GXとAI時代の脱炭素化指針―ICEF持続可能なDCロードマップ
発表日:2025.10.15
経済産業省と新エネルギー・産業技術総合開発機構(NEDO)は、国際的な気候技術フォーラム「Innovation for Cool Earth Forum(ICEF)」の第12回年次総会を10月8日・9日に開催し、最新の技術ロードマップ「持続可能なデータセンター(DC)」を発表した。
ICEFは、エネルギー・環境分野のイノベーションを通じて気候変動問題の解決を目指し、日本のイニシアチブにより2014年に設立された国際プラットフォーム。第12回総会のメインテーマは「Green Transformation(GX)と安全保障」で、東京GXウィークの一環として開催された。会合にはインド、EU、韓国などから政策・技術の第一人者が登壇し、クリーン水素、CO2除去、原子力、サーキュラーエコノミー、AI活用など多様な技術テーマについて活発な議論が行われた。
今回発表されたロードマップは、AI活用の急速な拡大に伴い、データセンターの電力消費・排出ガス・水資源利用が環境負荷として顕在化していることを踏まえ、持続可能な発展に向けた技術的・政策的方向性を体系的に提示するもの。技術面では、冷却技術の革新、廃熱利用、再生可能電力の導入、AIによる運用最適化、低炭素建材の活用などが提案されている。政策面では、環境性能評価指標の国際整備、脱炭素型施設へのインセンティブ制度、革新技術のスタートアップ支援などが盛り込まれている。

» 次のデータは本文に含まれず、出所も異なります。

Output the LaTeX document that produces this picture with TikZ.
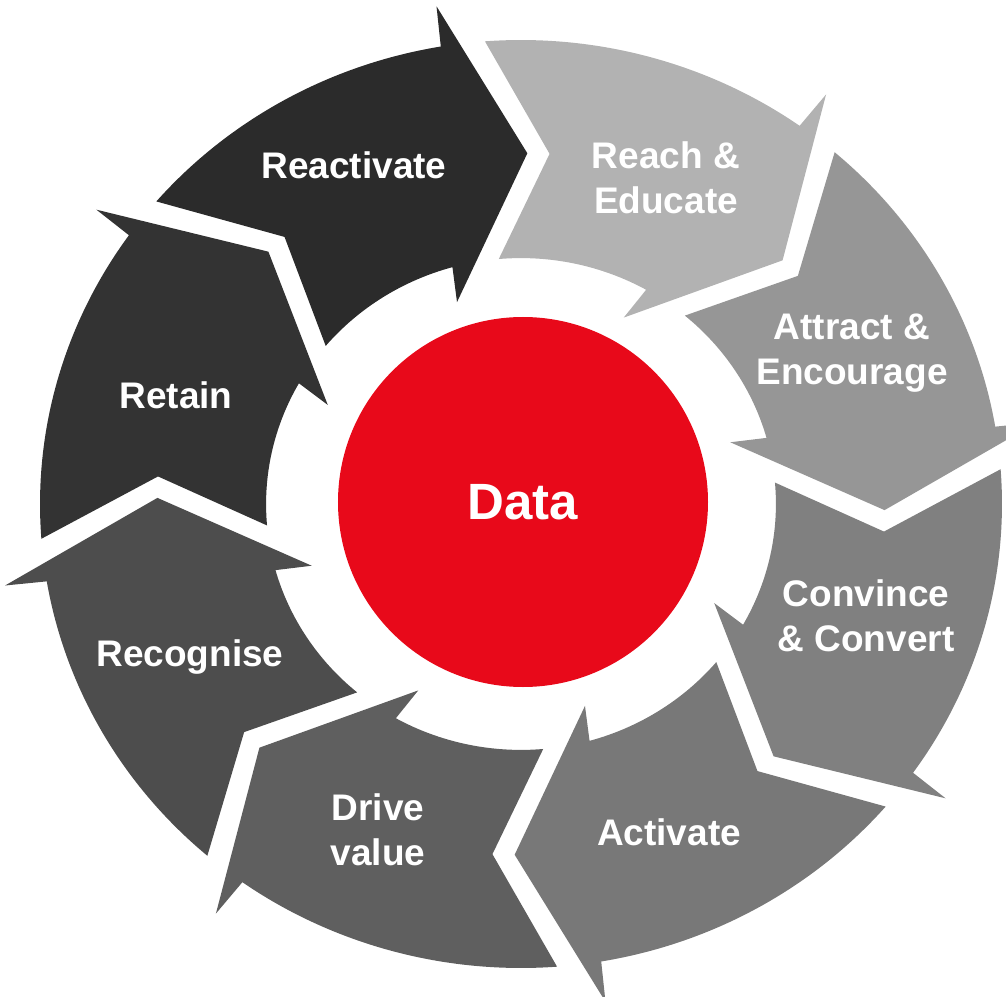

本ロードマップは、産学官の視点に基づき、現実的かつ事実ベースの道筋を示すことを目的としており、ICEF年次総会での議論と有識者レビューを経て最終版として公開された。GX推進と国際技術連携の加速を支援する政策的枠組みの一環として位置づけられ、今後のデータセンター設計・運用における脱炭素化の指針となることが期待される。